Non ci sarà quota 100 dopo il 2021. Il governo Draghi non rinnoverà la sperimentazione triennale voluta dalla maggioranza “giallo-verde” nel 2018 e a decorrere dal 2019. Tuttavia, il rinnovo di Opzione Donna per il 2022 dovrebbe esserci. Accade ormai così sin dal debutto di questa legge, voluta dall’allora ministro del Lavoro, Roberto Maroni, nel lontano 2004. Di anno in anno, ciascun governo calcia il barattolo per il semplice fatto che la misura costa poco, autofinanziandosi come vedremo.

Opzione Donna consente alle donne lavoratrici di andare in pensione a 58 anni di età (lavoratrici dipendenti) o 59 anni (lavoratrici autonome), purché in possesso di almeno 35 anni di contributi versati.

I requisiti devono essere stati maturati entro la fine dell’anno precedente alla richiesta. Tuttavia, l’assegno sarà liquidato totalmente con il metodo contributivo. A differenza del retributivo, che lega l’importo della pensione alla retribuzione media dell’ultimo periodo del lavoratore, qui il legame è con i contributi versati. Insomma, prendi ciò che hai versato. Chiaramente, il montante è rivalutato di anno in anno sulla base della crescita del PIL nominale nel quinquennio precedente.

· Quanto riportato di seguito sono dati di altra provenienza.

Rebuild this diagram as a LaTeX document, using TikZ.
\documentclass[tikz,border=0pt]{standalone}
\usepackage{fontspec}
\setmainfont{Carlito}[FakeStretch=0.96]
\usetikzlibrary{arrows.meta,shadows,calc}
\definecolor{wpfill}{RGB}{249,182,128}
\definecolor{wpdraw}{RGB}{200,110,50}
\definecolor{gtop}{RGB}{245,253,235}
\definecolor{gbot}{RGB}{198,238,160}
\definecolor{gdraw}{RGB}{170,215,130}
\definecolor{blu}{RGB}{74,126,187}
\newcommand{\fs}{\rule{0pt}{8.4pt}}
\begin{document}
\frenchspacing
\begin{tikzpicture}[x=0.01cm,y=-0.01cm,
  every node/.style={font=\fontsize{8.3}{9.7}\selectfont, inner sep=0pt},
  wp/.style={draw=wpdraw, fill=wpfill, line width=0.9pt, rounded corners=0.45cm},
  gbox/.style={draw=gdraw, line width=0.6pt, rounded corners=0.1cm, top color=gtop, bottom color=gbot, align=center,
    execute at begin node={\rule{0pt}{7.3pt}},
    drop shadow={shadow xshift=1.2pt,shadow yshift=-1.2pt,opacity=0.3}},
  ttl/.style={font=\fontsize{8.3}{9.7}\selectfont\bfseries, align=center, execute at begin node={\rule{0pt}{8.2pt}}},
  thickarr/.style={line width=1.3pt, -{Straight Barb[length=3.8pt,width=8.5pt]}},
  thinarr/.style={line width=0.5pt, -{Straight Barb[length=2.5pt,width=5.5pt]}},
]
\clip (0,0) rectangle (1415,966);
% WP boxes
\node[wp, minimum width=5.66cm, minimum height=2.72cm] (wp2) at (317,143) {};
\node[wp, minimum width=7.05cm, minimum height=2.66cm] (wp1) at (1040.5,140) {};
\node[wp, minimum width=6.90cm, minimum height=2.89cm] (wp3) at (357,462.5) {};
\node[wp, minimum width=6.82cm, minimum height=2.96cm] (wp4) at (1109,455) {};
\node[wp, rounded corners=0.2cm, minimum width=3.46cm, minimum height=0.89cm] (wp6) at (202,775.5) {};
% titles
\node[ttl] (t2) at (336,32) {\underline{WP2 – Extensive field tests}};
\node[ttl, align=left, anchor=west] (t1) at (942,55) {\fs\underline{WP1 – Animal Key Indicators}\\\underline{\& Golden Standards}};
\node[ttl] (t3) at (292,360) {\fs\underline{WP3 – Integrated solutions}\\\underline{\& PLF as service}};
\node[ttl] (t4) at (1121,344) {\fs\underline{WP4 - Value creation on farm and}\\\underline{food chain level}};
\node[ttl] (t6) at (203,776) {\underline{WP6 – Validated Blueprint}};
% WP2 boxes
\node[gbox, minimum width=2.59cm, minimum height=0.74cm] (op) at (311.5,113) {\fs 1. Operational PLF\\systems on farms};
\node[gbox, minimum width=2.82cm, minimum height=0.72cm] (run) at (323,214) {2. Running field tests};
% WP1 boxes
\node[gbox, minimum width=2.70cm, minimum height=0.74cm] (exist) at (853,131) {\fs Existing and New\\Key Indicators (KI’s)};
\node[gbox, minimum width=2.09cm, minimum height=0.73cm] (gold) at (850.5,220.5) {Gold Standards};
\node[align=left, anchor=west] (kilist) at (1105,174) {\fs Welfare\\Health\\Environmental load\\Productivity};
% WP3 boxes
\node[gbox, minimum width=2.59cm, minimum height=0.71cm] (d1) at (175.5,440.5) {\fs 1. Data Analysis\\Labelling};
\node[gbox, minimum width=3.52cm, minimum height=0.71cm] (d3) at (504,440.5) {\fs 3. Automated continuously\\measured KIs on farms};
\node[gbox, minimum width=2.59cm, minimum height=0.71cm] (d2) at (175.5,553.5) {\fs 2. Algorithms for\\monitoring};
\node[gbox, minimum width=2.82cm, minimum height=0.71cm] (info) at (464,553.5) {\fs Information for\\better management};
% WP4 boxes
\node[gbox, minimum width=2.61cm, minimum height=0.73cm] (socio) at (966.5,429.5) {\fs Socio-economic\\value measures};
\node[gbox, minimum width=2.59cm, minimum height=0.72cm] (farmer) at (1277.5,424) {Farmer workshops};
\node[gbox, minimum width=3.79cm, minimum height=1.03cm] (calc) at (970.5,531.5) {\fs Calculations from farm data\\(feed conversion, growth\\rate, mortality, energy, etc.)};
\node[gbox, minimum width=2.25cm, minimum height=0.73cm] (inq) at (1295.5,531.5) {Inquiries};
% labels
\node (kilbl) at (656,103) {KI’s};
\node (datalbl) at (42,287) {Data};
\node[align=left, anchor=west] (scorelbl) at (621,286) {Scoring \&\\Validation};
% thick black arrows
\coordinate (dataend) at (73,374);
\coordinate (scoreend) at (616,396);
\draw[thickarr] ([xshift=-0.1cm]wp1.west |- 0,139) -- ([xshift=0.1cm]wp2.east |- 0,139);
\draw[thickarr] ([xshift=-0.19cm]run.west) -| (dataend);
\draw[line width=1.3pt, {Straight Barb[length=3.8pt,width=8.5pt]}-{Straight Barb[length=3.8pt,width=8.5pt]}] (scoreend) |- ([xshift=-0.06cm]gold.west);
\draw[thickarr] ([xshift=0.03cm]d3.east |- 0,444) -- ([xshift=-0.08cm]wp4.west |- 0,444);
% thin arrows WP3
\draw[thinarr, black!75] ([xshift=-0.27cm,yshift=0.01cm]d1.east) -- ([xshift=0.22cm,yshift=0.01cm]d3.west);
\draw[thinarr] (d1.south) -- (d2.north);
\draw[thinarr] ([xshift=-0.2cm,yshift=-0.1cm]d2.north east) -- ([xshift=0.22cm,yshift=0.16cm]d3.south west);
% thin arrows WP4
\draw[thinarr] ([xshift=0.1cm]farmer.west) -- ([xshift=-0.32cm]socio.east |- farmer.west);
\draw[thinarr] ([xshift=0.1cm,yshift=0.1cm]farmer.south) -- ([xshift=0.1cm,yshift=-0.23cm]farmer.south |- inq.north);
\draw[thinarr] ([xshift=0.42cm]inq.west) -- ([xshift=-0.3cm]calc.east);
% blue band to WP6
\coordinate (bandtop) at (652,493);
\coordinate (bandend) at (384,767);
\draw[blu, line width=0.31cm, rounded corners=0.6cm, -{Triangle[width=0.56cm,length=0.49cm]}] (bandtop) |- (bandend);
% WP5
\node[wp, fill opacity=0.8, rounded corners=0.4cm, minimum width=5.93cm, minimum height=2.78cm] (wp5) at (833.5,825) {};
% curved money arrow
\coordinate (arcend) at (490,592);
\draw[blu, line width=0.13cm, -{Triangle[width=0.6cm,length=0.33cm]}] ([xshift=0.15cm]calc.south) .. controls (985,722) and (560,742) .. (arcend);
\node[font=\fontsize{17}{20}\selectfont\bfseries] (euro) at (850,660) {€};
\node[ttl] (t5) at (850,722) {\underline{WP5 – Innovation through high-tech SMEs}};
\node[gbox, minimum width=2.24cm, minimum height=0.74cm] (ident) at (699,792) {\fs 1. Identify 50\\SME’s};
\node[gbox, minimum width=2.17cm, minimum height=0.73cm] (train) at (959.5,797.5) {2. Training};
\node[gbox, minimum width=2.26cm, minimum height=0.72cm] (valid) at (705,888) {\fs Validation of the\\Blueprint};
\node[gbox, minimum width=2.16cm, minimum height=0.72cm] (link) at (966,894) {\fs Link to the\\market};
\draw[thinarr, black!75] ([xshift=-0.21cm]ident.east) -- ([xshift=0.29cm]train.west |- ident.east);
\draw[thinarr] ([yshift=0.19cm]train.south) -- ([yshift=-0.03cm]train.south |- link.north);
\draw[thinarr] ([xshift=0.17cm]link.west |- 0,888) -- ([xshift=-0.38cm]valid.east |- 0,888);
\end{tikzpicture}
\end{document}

Il metodo contributivo risulta generalmente meno favorevole al lavoratore del retributivo. Nel caso di Opzione Donna, l’importo può arrivare ad essere fino al 30% in meno, stando alle stime. Le lavoratrici più colpite sono quelle che fino al 31 dicembre 1995 avevano maturato almeno 18 anni di contributi. Esse avrebbero diritto al calcolo retributivo per gli anni lavorati fino al 31 dicembre 2011. Tuttavia, optando per Opzione Donna l’importo dell’assegno è calcolato interamente con il contributivo.

Opzione Donna, cosa accade alle lavoratrici dal 2022

Se Opzione Donna fosse prorogata anche per il 2022, però, accade che le lavoratrici dipendenti che potranno beneficiare della misura dovranno avere compiuto 58 anni entro quest’anno. Le autonome 59. Questo significa che le prime dovrebbero essere nate non dopo il 1963 e le seconde non dopo il 1962. Ebbene, parliamo di persone che alla fine del 1995 avrebbero avuto rispettivamente minimo 32 e 33 anni, troppo pochi per avere maturato 18 anni di contributi.

A stento, ci arriverebbero le lavoratrici autonome nel caso in cui avessero iniziato a lavorare e versare contributi all’età di 15 anni e ininterrottamente fino alla metà degli anni Novanta.

Dunque, già a partire dall’anno prossimo verranno sostanzialmente meno coloro che risulterebbero le più danneggiate da Opzione Donna. Nessuna o quasi delle richiedenti avrebbe, infatti, ormai i requisiti per accedere al calcolo misto, con il metodo retributivo fino al 2011. A meno che per Opzione Donna non optassero lavoratrici di età superiore ai 58-59 anni di cui sopra. Ad esempio, una sessantenne che abbia maturato il requisito dei 35 anni di anzianità contributiva solo quest’anno. Ma parliamo di casi sporadici, anche perché molte di loro avrebbero titolo per accedere all’Ape Social con 63 anni di età. E l’assegno non sarebbe calcolato interamente con il contributivo.

In altri termini, più passano gli anni e più si accorciano le distanze tra l’assegno percepito da chi va in pensione con Opzione Donna e quello di chi ha maturato i requisiti per altre soluzioni. Certo, al di là dell’importo in sé bisogna tenere conto che si andrebbe in pensione fino a un massimo di 8-9 anni prima dell’età ufficiale e di 6-7 anni e 10 mesi rispetto alla pensione anticipata.